Thanks for the detailed reply, that's very useful. To be honest, I
won't work on implementing this myself, but it's important to know
what's possible to implement when designing APIs.
I think it would be OK for Julia to check whether a string is valid
UTF-8 beforehand (as PCRE currently does), and fall back to a slow path
if it's not. Of course the slow path shouldn't make the standard path
slower, and ideally code duplication would be limited, which might not
be easy. Or maybe the string could be made valid before passing it to
PCRE, replacing invalid sequences with special characters which could
then be reintroduced in the matches in the corresponding positions.
For now I guess we should require strings to be valid, and if somebody
is able to implement this later we can always remove this requirement,
as it wouldn't be breaking.
Thanks for your help
Le vendredi 13 avril 2018 à 16:07 +0100, p...@hermes.cam.ac.uk a
écrit :
> On Thu, 12 Apr 2018, Milan Bouchet-Valat wrote:
> > I'm writing on behalf of the Julia programming language [1]
> > developers
> > in order to get some information regarding the handling of invalid
> > UTF-
> > 8 string when PCRE2_UTF and PCRE2_NO_UTF_CHECK flags are set. 
> Milan,
> I understand what you are suggesting (treating invalid UTF-8 as one-
> byte 
> characters) because I have implemented exactly that in other
> software 
> I've written where performance is not critical.
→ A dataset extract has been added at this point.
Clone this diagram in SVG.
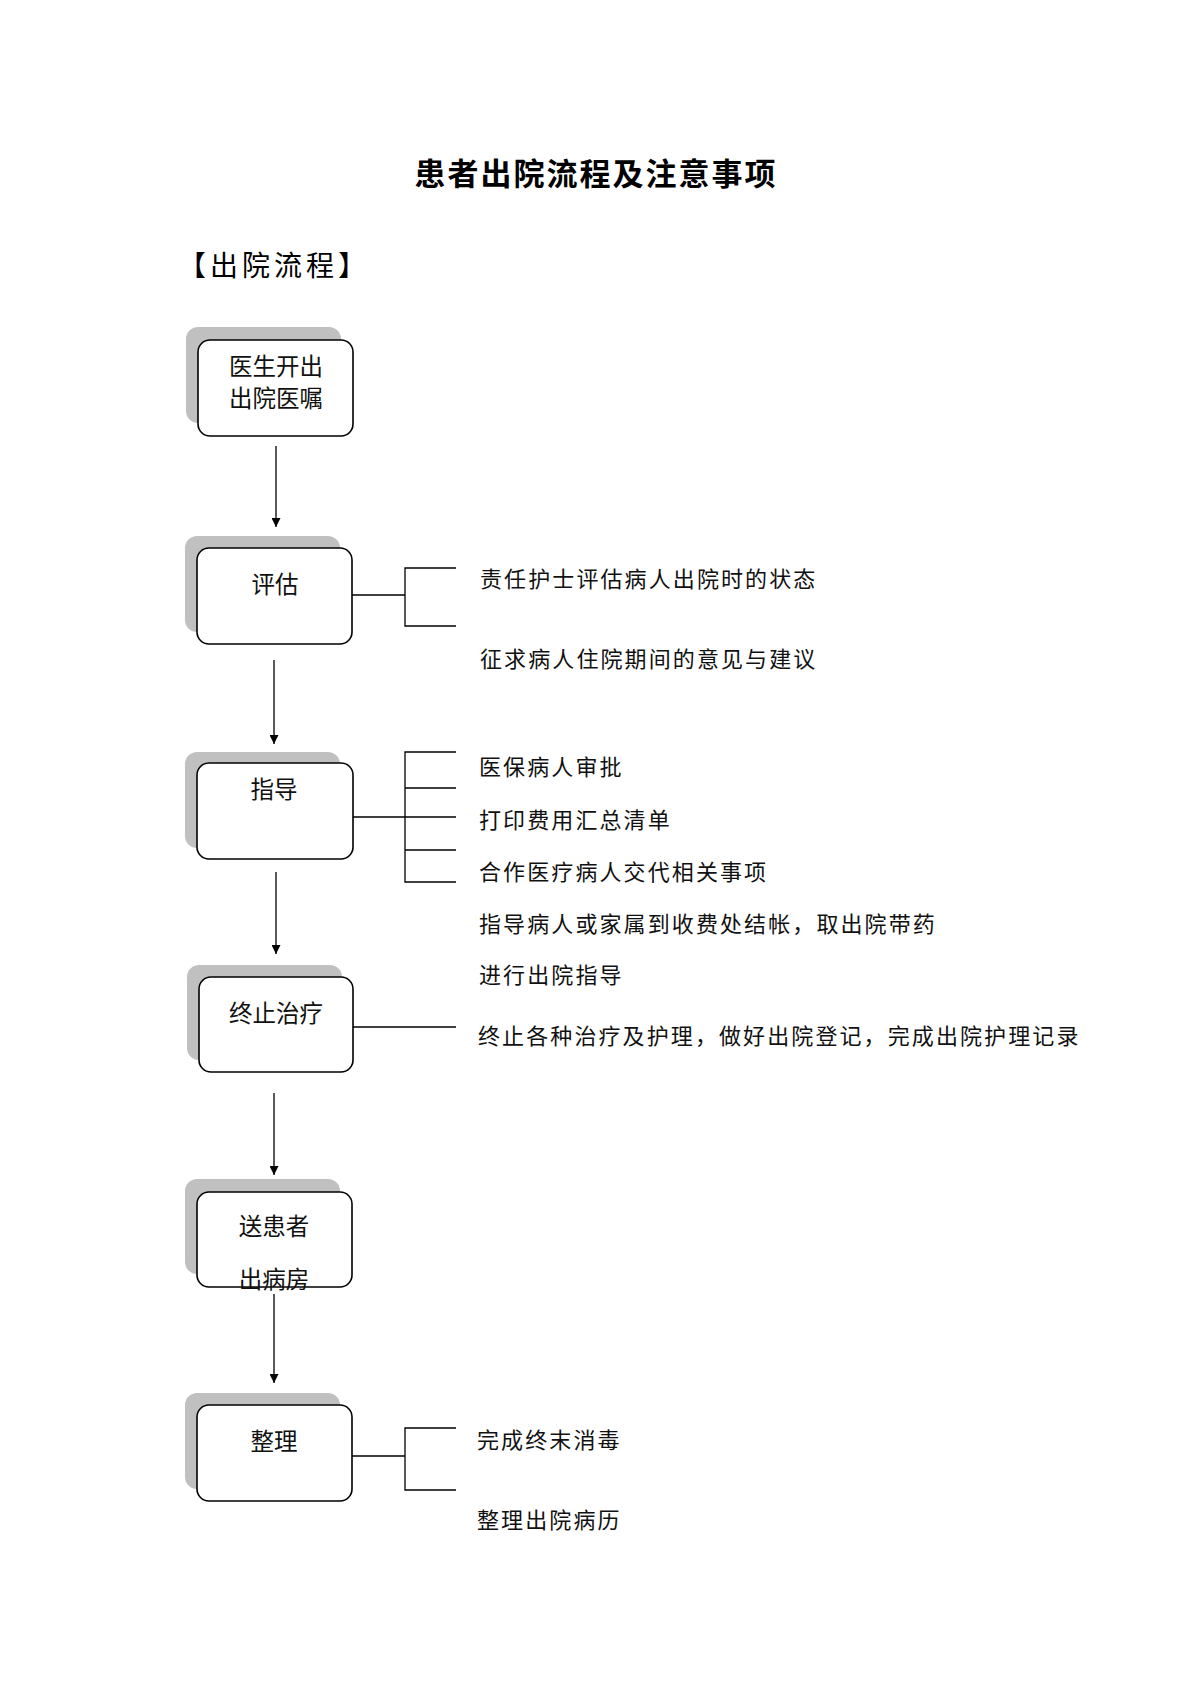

> However, in regex matching, performance *is* critical, which is why
> insists on working only with valid UTF strings. Checking each
> sequence 
> for validity each time a character was inspected would degrade 
> performance. (Also, in a backtracking algorithm, the same character
> may
> be inspected multiple times during the course of a match, which only 
> makes matters worse.)
> The code in the PCRE2 library that checks a UTF-8 string for validity
> is
> non-trivial. (It's in the source file src/pcre2_valid_utf.c if you
> want
> to take a look.) Admittedly, it does identify very specific errors in
> invalid sequences, but, for example, checking a 3-byte sequence
> involves
> seven "if" tests of various kinds plus a switch and a table lookup.
> (That's from a quick visual scan of the code; hope I counted right.)
> Ignoring some of the less serious errors (overlong sequences or
> surrogate codes) would simplify this a bit, but not much.
> My view on this has always been that the most efficient approach, in
> the 
> sense of getting the "best" (in some sense) behaviour over all
> applications, is for applications to handle non-standard character
> strings external to PCRE so that it can work as efficiently as
> possible.
> One possible approach for strings of unknown provenance is to run
> without PCRE2_NO_UTF_CHECK and, if any of the "invalid UTF" errors
> occur, to convert the string (according to whatever rules you want)
> into
> a valid UTF-8 string and then try again.
> > Do you think such a behavior would make sense? Could it be
> > implemented
> > without dramatically impacting performance? Julia could use a
> > custom
> > patch if this feature is not deemed useful for PCRE.
> It certainly makes sense, but I don't think it could be implemented 
> without a serious performance hit. If you want to hack and try, note 
> that the macros whose names start with GETCHAR (in
> pcre2_intmodedep.h) 
> are used for character handling. In the case of UTF-8 these make use
> of 
> GETUTF8, GETUTF8INC, and GETUTF8LEN, which are defined in 
> pcre2_internal.h. However, there are also BACKCHAR, FORWARDCHAR, and 
> ACROSSCHAR for moving around. These macros are used for compilation
> as 
> well as for matching by the interpreter functions pcre2_match() and 
> pcre2_dfa_match(). I don't know what happens in the JIT matcher, as I
> do 
> not maintain that code, but it too assumes valid UTF-8. To be honest,
> I 
> don't really advise trying to hack in this way. I think it makes
> more 
> sense to fix bad strings externally.